┌──
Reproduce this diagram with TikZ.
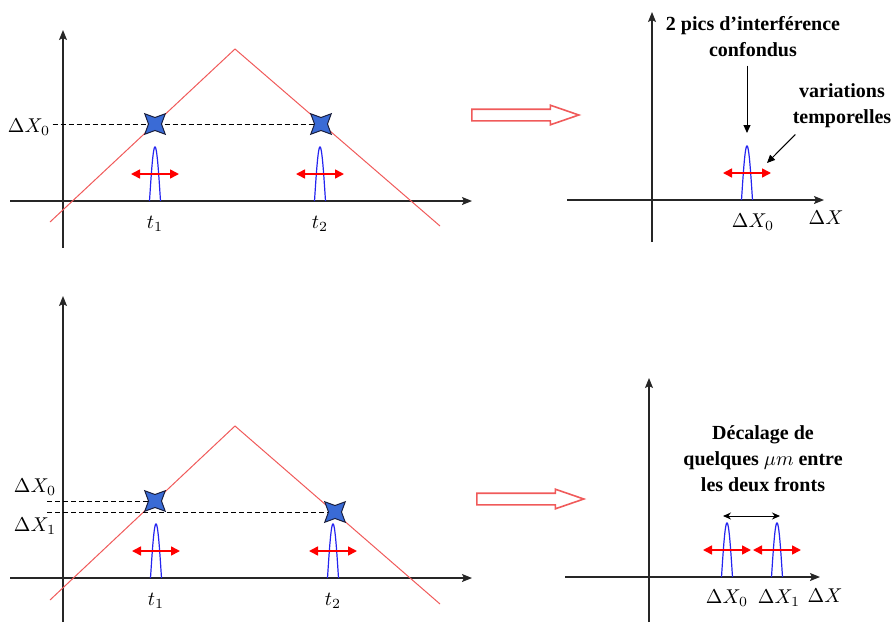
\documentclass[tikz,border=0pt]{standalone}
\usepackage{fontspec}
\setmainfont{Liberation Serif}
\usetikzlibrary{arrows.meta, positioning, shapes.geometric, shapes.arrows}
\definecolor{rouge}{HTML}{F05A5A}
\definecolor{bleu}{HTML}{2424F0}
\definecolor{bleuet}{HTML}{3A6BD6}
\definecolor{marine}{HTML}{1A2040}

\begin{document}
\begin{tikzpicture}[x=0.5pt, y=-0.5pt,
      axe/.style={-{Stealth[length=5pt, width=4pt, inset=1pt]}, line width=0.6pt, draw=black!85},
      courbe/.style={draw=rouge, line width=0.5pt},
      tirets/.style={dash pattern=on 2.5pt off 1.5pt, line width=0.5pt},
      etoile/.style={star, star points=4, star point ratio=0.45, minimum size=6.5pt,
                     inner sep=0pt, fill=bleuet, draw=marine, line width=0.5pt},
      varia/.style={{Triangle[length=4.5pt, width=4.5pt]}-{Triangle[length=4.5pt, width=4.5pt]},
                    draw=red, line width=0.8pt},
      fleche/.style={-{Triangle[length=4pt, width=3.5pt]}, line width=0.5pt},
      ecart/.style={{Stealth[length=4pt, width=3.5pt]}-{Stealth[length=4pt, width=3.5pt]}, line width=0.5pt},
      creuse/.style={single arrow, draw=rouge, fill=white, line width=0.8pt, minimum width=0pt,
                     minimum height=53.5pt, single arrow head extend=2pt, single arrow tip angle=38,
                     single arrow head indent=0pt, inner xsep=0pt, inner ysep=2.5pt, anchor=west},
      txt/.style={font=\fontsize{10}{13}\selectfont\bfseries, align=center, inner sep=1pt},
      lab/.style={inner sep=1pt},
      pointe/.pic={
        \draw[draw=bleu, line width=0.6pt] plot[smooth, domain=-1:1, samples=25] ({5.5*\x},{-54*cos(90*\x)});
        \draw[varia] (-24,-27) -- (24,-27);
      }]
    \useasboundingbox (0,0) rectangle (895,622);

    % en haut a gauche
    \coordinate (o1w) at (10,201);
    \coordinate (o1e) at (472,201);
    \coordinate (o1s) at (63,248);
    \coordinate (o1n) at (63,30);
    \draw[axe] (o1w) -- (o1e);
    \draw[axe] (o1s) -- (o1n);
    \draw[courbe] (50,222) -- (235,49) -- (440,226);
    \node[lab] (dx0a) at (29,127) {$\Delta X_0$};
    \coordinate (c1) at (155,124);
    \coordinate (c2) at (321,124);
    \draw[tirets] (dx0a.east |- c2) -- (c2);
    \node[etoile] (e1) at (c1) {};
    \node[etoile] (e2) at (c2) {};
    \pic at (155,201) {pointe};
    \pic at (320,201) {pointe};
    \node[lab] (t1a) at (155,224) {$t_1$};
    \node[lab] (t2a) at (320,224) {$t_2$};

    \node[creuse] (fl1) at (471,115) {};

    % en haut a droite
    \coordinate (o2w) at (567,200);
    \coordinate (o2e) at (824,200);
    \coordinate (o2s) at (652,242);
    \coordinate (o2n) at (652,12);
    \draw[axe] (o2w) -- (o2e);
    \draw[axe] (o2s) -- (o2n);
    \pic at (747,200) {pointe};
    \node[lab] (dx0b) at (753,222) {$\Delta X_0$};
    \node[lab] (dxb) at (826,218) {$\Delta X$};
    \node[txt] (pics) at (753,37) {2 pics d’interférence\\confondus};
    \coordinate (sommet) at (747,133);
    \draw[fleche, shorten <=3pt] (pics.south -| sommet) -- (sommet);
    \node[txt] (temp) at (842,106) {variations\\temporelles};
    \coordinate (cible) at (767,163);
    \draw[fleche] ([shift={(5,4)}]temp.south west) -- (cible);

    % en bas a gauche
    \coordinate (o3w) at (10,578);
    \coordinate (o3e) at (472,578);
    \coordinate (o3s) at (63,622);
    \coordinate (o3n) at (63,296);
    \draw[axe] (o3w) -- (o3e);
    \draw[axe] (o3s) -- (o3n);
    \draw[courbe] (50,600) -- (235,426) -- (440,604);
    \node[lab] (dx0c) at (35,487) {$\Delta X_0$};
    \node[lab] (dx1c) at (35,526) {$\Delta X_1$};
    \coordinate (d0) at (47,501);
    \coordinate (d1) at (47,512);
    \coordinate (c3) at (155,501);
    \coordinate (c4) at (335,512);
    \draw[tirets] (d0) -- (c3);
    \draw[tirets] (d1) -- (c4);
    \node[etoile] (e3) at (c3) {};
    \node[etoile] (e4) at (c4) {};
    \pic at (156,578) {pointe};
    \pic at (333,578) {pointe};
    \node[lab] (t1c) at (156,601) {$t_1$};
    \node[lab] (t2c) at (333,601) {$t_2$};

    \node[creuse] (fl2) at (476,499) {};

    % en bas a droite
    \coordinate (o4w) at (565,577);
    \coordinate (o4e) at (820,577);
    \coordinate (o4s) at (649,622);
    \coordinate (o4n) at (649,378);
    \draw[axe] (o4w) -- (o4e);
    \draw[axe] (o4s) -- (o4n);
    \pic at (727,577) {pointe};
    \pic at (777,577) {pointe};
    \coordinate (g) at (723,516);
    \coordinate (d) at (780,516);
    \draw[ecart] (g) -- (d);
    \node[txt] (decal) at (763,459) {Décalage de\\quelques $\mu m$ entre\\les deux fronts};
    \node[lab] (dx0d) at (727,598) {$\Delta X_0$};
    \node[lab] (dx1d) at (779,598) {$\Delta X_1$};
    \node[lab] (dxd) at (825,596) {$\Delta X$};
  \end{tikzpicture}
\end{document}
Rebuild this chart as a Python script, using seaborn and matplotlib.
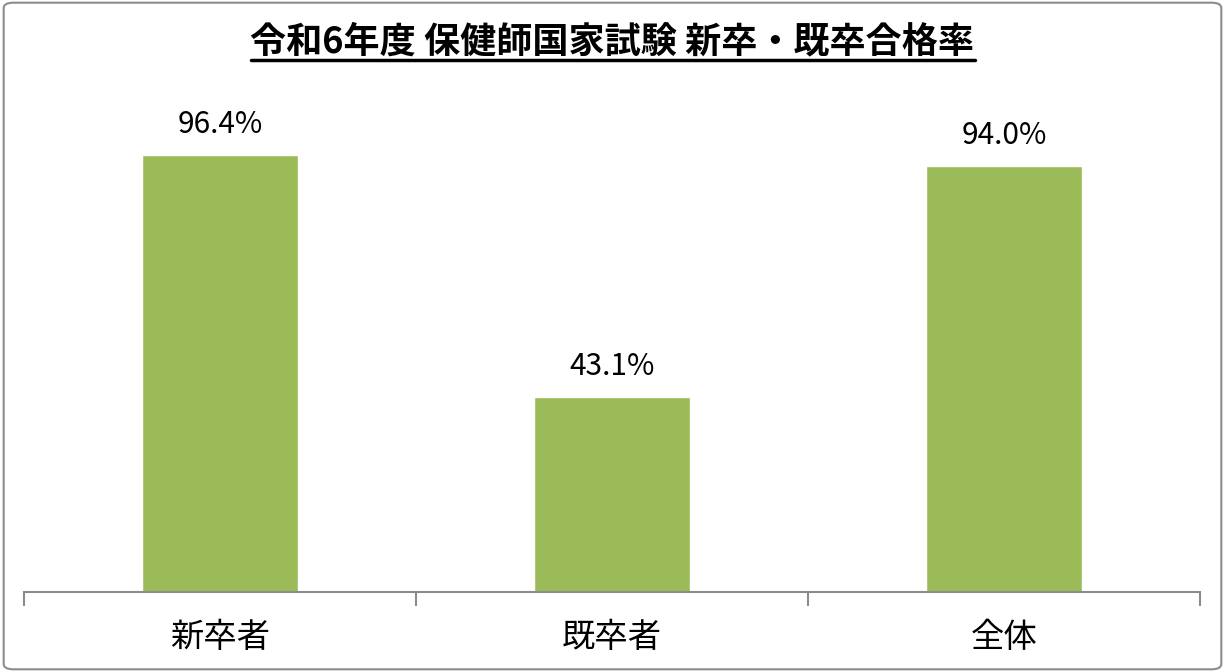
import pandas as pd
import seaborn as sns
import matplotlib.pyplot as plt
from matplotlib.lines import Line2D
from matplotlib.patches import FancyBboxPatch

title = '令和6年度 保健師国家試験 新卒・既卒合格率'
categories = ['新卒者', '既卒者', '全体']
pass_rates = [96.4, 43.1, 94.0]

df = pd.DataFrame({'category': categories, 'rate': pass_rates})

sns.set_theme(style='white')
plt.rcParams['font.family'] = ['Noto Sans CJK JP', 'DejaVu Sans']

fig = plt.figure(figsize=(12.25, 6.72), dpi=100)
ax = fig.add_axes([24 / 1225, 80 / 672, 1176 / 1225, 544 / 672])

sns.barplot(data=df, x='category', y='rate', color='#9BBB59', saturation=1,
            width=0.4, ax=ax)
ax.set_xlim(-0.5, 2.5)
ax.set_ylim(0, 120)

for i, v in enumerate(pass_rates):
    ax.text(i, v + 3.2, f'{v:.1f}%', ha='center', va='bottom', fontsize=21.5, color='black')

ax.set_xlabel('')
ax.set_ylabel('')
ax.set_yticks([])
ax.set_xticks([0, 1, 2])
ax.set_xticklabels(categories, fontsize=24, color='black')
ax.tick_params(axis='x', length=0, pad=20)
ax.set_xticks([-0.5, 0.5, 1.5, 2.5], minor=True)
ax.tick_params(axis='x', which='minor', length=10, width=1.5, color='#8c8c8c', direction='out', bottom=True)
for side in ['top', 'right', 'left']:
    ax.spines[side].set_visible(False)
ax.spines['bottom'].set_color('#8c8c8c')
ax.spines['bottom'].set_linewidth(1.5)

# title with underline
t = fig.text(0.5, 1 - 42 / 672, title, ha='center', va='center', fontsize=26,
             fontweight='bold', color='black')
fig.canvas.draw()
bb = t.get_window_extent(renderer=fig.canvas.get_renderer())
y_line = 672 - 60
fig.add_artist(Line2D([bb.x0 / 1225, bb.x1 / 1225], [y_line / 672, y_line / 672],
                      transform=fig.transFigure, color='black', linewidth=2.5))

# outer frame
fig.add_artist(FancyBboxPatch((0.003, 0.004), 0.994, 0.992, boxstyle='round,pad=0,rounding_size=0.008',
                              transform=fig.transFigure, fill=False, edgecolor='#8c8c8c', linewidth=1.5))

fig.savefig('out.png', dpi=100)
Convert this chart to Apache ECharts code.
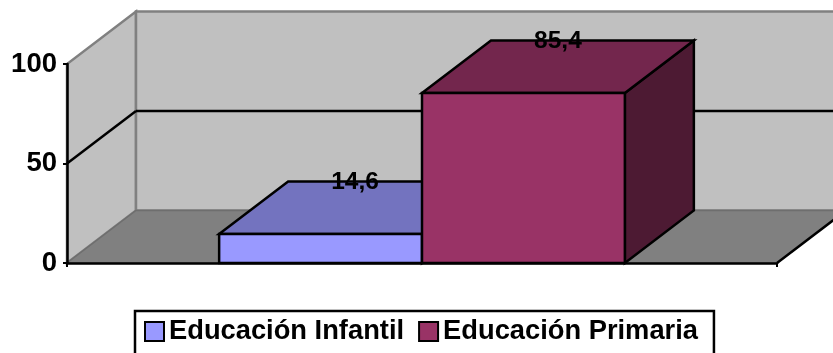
└──
What is required
Collect from the data above every line that includes "with".

Correct result
Reproduce this diagram with TikZ.
# title with underline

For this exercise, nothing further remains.